We can learn a lot about what the Cold War (or any other conflict) was about by looking at who is cheering and who is unhappy after it ends. By that criterion, the victors in the Cold War include Western elites and the ex-Nomenklatura, now rich beyond their wildest dreams, and the losers include a substantial part of the population of the East along with working people and the poor in the West, as well as popular sectors in the South that have sought an independent path.
Such ideas tend to arouse near hysteria among Western intellectuals, when they can even perceive them, which is rare. That's easy to show. It's also understandable. The observations are correct, and subversive of power and privilege; hence hysteria.
In general, the reactions of an honest person to the end of the Cold War will be more complex than just pleasure over the collapse of a brutal tyranny, and prevailing reactions are suffused with extreme hypocrisy, in my opinion.
What is called 'capitalism' is basically a system of corporate mercantilism, with huge and largely unaccountable private tyrannies exercising vast control over the economy, political systems, and social and cultural life, operating in close co-operation with powerful states that intervene massively in the domestic economy and international society. That is dramatically true of the United States, contrary to much illusion. The rich and privileged are no more willing to face market discipline than they have been in the past, though they consider it just fine for the general population. Merely to cite a few illustrations, the Reagan administration, which revelled in free market rhetoric, also boasted to the business community that it was the most protectionist in post-war US history - actually more than all others combined. Newt Gingrich, who leads the current crusade, represents a superrich district that receives more federal subsidies than any other suburban region in the country, outside of the federal system itself. The 'conservatives' who are calling for an end to school lunches for hungry children are also demanding an increase in the budget for the Pentagon, which was established in the late 1940s in its current form because - as the business press was kind enough to tell us - high tech industry cannot survive in a pure, competitive, unsubsidized, 'free enterprise' economy, and the government must be its saviour. Without the saviour, Gingrich's constituents would be poor working people (if they were lucky). There would be no computers, electronics generally, aviation industry, metallurgy, automation, etc., etc., right down the list. Anarchists, of all people, should not be taken in by these traditional frauds.
More than ever, libertarian socialist ideas are relevant, and the population is very much open to them.
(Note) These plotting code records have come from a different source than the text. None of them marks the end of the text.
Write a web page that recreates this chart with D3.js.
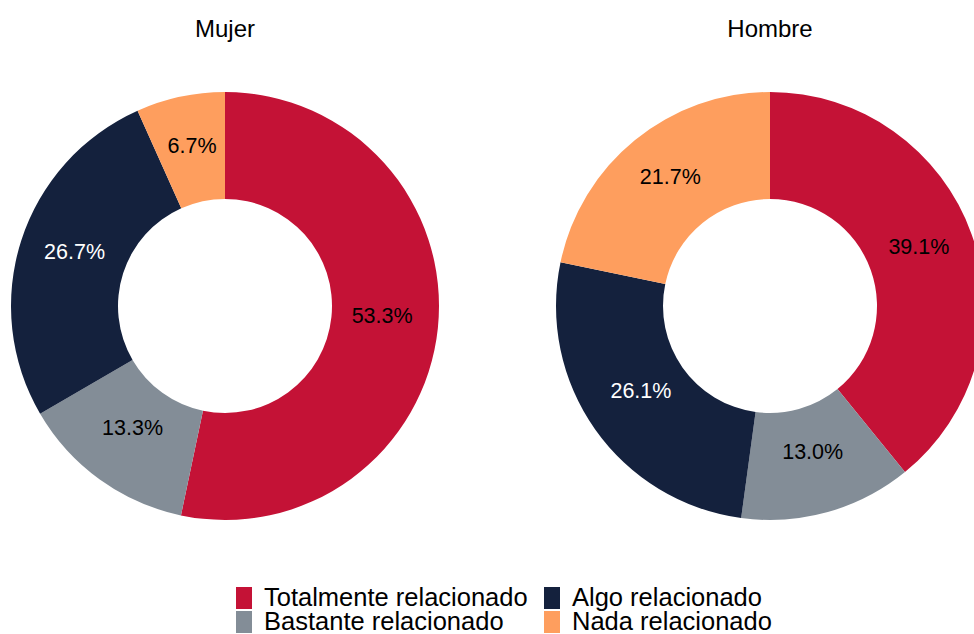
<!DOCTYPE html>
<html><head><meta charset="utf-8">
<script src="https://cdn.jsdelivr.net/npm/d3@7"></script>
<style>body{margin:0;background:#fff}svg{display:block}text{font-family:"Liberation Sans",Arial,sans-serif}</style>
</head><body>
<script>
const categories = ["Totalmente relacionado","Bastante relacionado","Algo relacionado","Nada relacionado"];
const groups = ["Mujer","Hombre"];
const mujerValues = [53.3, 13.3, 26.7, 6.7];
const hombreValues = [39.1, 13.0, 26.1, 21.7];
const colors = ["#C41236","#838D97","#14213D","#FE9E5E"];
const labelColors = ["#000","#000","#fff","#000"];
const legendOrder = [0,2,1,3];

const W=974,H=634;
const svg=d3.select("body").append("svg").attr("width",W).attr("height",H);
const cx=d3.scalePoint().domain(groups).range([225,770]);
const cy=306, R=214, r0=107;
const pie=d3.pie().sort(null).value(d=>d);
const arc=d3.arc().innerRadius(r0).outerRadius(R);
const labelArc=d3.arc().innerRadius(158).outerRadius(158);
const seriesList=[mujerValues,hombreValues];
groups.forEach((g,gi)=>{
  const gg=svg.append("g").attr("transform",`translate(${cx(g)},${cy})`);
  const arcs=pie(seriesList[gi]);
  gg.selectAll("path").data(arcs).join("path").attr("d",arc).attr("fill",(d,i)=>colors[i]);
  gg.selectAll("text").data(arcs).join("text")
    .attr("transform",d=>`translate(${labelArc.centroid(d)})`)
    .attr("text-anchor","middle").attr("dy","0.05em")
    .attr("font-size",21.5).attr("fill",(d,i)=>labelColors[i])
    .text(d=>d.data.toFixed(1)+"%");
  svg.append("text").attr("x",cx(g)).attr("y",37).attr("text-anchor","middle")
    .attr("font-size",24).attr("fill","#000").text(g);
});
// legend
const lg=svg.append("g");
const colX=[236,544], rowY=[587,611];
legendOrder.forEach((ci,k)=>{
  const col=k%2, row=Math.floor(k/2);
  lg.append("rect").attr("x",colX[col]).attr("y",rowY[row]).attr("width",16).attr("height",22).attr("fill",colors[ci]);
  lg.append("text").attr("x",colX[col]+28).attr("y",rowY[row]+19).attr("font-size",25.5).attr("fill","#000").text(categories[ci]);
});
</script>
</body></html>
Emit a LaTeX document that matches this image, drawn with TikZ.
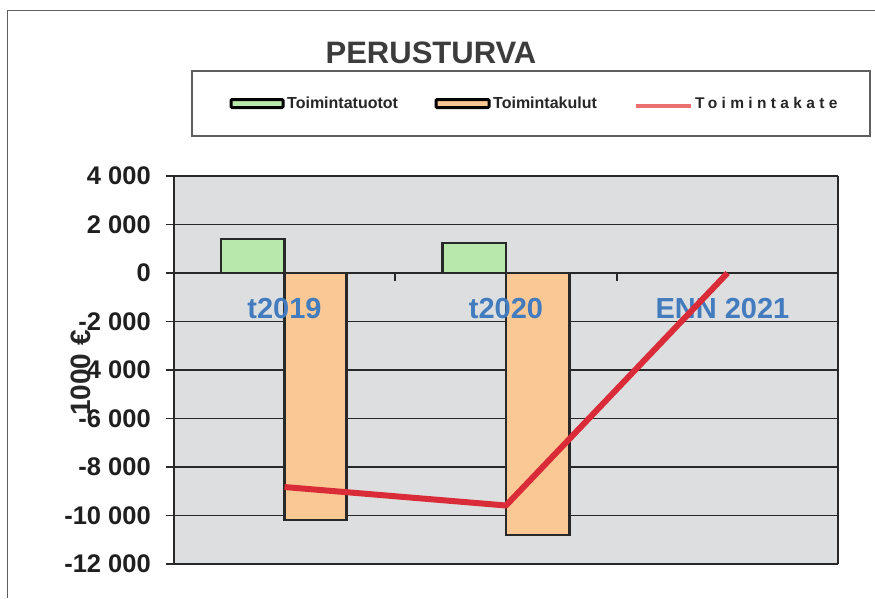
\documentclass[tikz,border=0pt]{standalone}
\usepackage{fontspec}
\setmainfont{Liberation Sans}
\newfontfamily\spacedfont[LetterSpace=28]{Liberation Sans}
\definecolor{plotbg}{RGB}{221,222,224}
\definecolor{barg}{RGB}{184,232,172}
\definecolor{baro}{RGB}{250,200,148}
\definecolor{katered}{RGB}{218,44,56}
\definecolor{legred}{RGB}{236,112,112}
\definecolor{catblue}{RGB}{66,124,190}
\definecolor{titlegray}{RGB}{60,60,60}
\definecolor{framegray}{RGB}{95,95,95}
\definecolor{gridcol}{RGB}{40,40,40}
\tikzset{
  gridline/.style={gridcol, line width=1.8pt},
  axisline/.style={gridcol, line width=2.2pt},
  barbox/.style={draw=gridcol, line width=2.4pt},
  swatch/.style={draw=black, line width=3pt, rounded corners=1pt},
  ticklab/.style={anchor=east, inner sep=0pt, font=\fontsize{25.5}{30}\selectfont\bfseries, text=black!88},
  leglab/.style={anchor=west, inner sep=0pt, font=\fontsize{16}{18}\selectfont\bfseries, text=black!85},
  catlab/.style={inner sep=0pt, font=\fontsize{29}{34}\selectfont\bfseries, text=catblue},
  kateline/.style={katered, line width=6pt, line join=round}
}
\begin{document}
\begin{tikzpicture}[x=1pt,y=-1pt]
\useasboundingbox (0,0) rectangle (875,598);
\fill[white] (0,0) rectangle (875,598);
% outer frame
\draw[framegray, line width=1.6pt] (7.5,598) |- (875,10.5);
% title
\node[inner sep=0pt, font=\fontsize{31}{36}\selectfont\bfseries, text=titlegray] (title) at (431,53) {PERUSTURVA};
% legend
\draw[framegray, line width=1.4pt] (192,71) rectangle (870,136);
\draw[swatch, fill=barg] (231,99.5) rectangle (283,107.5);
\node[leglab] (leg1) at (287,103) {Toimintatuotot};
\draw[swatch, fill=baro] (436,99.5) rectangle (489,107.5);
\node[leglab] (leg2) at (493,103) {Toimintakulut};
\draw[legred, line width=4.5pt] (636,106) -- (691,106);
\node[leglab, font=\fontsize{15.5}{18}\spacedfont\bfseries] (leg3) at (695,103) {Toimintakate};
% plot area
\fill[plotbg] (174,176) rectangle (838,564);
\foreach \y in {176,224.5,273,321.5,370,418.5,467,515.5,564}
  \draw[gridline] (166,\y) -- (838,\y);
\draw[gridline] (838,176) -- (838,564);
\draw[axisline] (174,176) -- (174,564);
% category ticks on zero axis
\foreach \x in {395.3,616.7}
  \draw[gridline] (\x,273) -- (\x,281);
% bars
\draw[barbox, fill=barg] (221,239) rectangle (284.5,273);
\draw[barbox, fill=baro] (284.5,273) rectangle (346.5,520);
\draw[barbox, fill=barg] (442.5,243) rectangle (506,273);
\draw[barbox, fill=baro] (506,273) rectangle (569.5,535);
% tick labels
\foreach \v/\y [count=\i] in {4 000/176, 2 000/224.5, 0/273, -2 000/321.5, -4 000/370, -6 000/418.5, -8 000/467, -10 000/515.5, -12 000/564}
  \node[ticklab] (yl\i) at (151,\y) {\v};
% axis title
\node[rotate=90, inner sep=0pt, font=\fontsize{28}{32}\selectfont\bfseries, text=black!85] (ytitle) at (81,373) {1000 €};
% category labels
\node[catlab] (c1) at (284.5,308.5) {t2019};
\node[catlab] (c2) at (506,308.5) {t2020};
\node[catlab] (c3) at (722.5,308.5) {ENN 2021};
% Toimintakate line
\coordinate (k1) at (284.5,487);
\coordinate (k2) at (506,505.5);
\coordinate (k3) at (727.5,273);
\draw[kateline] (k1) -- (k2) -- (k3);
\end{tikzpicture}
\end{document}
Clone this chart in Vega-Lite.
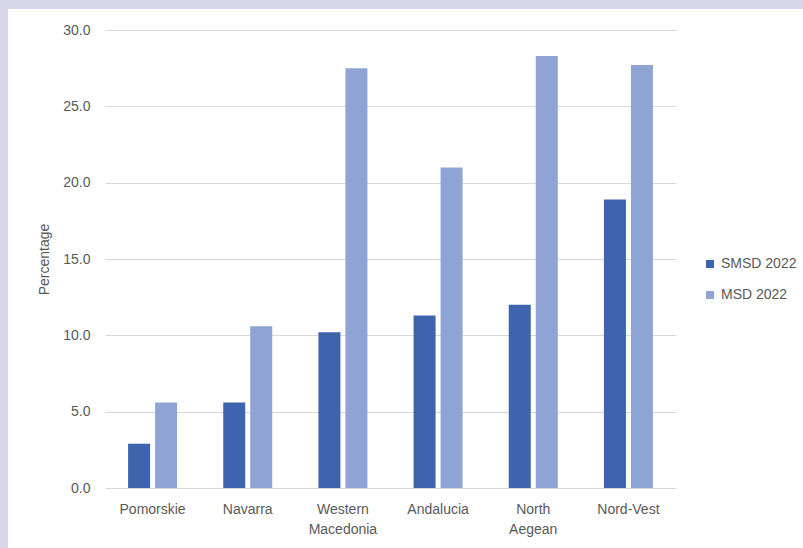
{
  "$schema": "https://vega.github.io/schema/vega-lite/v6.json",
  "autosize": "none",
  "width": 795,
  "height": 539,
  "padding": {"left": 8, "top": 9, "right": 0, "bottom": 0},
  "background": "#D9D8EA",
  "config": {
    "view": {"fill": "#FFFFFF", "stroke": null},
    "font": "Liberation Sans"
  },
  "data": {
    "values": [
      {"region": "Pomorskie", "series": "SMSD 2022", "value": 2.9},
      {"region": "Pomorskie", "series": "MSD 2022", "value": 5.6},
      {"region": "Navarra", "series": "SMSD 2022", "value": 5.6},
      {"region": "Navarra", "series": "MSD 2022", "value": 10.6},
      {"region": "Western Macedonia", "series": "SMSD 2022", "value": 10.2},
      {"region": "Western Macedonia", "series": "MSD 2022", "value": 27.5},
      {"region": "Andalucia", "series": "SMSD 2022", "value": 11.3},
      {"region": "Andalucia", "series": "MSD 2022", "value": 21.0},
      {"region": "North Aegean", "series": "SMSD 2022", "value": 12.0},
      {"region": "North Aegean", "series": "MSD 2022", "value": 28.3},
      {"region": "Nord-Vest", "series": "SMSD 2022", "value": 18.9},
      {"region": "Nord-Vest", "series": "MSD 2022", "value": 27.7}
    ]
  },
  "mark": {"type": "bar"},
  "encoding": {
    "x": {
      "field": "region",
      "type": "nominal",
      "sort": null,
      "scale": {"range": [97, 668], "paddingInner": 0.485, "paddingOuter": 0.2425},
      "axis": {
        "title": null,
        "domain": false,
        "ticks": false,
        "tickSize": 0,
        "offset": -60,
        "labelPadding": 14,
        "labelAngle": 0,
        "labelFontSize": 14,
        "labelColor": "#595959",
        "labelBaseline": "top",
        "labelLineHeight": 20,
        "labelExpr": "datum.label == 'Western Macedonia' ? ['Western', 'Macedonia'] : datum.label == 'North Aegean' ? ['North', 'Aegean'] : datum.label"
      }
    },
    "xOffset": {
      "field": "series",
      "type": "nominal",
      "sort": ["SMSD 2022", "MSD 2022"],
      "scale": {"paddingInner": 0.185, "paddingOuter": 0}
    },
    "y": {
      "field": "value",
      "type": "quantitative",
      "scale": {"domain": [0, 30], "range": [479, 21], "nice": false},
      "axis": {
        "title": "Percentage",
        "titleFontSize": 14,
        "titleFontWeight": "normal",
        "titleColor": "#595959",
        "titleX": -54,
        "titleY": 250,
        "offset": -97,
        "domain": false,
        "ticks": false,
        "tickSize": 0,
        "values": [0, 5, 10, 15, 20, 25, 30],
        "format": ".1f",
        "labelPadding": 15,
        "labelFontSize": 14,
        "labelColor": "#595959",
        "gridColor": "#D9D9D9",
        "gridWidth": 1
      }
    },
    "color": {
      "field": "series",
      "type": "nominal",
      "sort": ["SMSD 2022", "MSD 2022"],
      "scale": {"domain": ["SMSD 2022", "MSD 2022"], "range": ["#3D64AD", "#8FA4D4"]},
      "legend": {
        "title": null,
        "orient": "none",
        "legendX": 695,
        "legendY": 248,
        "padding": 0,
        "symbolType": "square",
        "symbolSize": 64,
        "symbolStrokeWidth": 0,
        "labelFontSize": 14,
        "labelColor": "#595959",
        "labelOffset": 4,
        "rowPadding": 17
      }
    }
  }
}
Despite a huge mass of corporate propaganda, outside of educated circles, people still maintain pretty much their traditional attitudes. In the US, for example, more than 80% of the population regard the economic system as inherently unfair and the political system as a fraud, which serves the special interests, not the people. Overwhelming majorities think working people have too little voice in public affairs (the same is true in England), that the government has the responsibility of assisting people in need, that spending for education and health should take precedence over budget-cutting and tax cuts, that the current Republican proposals that are sailing through Congress benefit the rich and harm the general population, and so on. Intellectuals may tell a different story, but it's not all that difficult to find out the facts.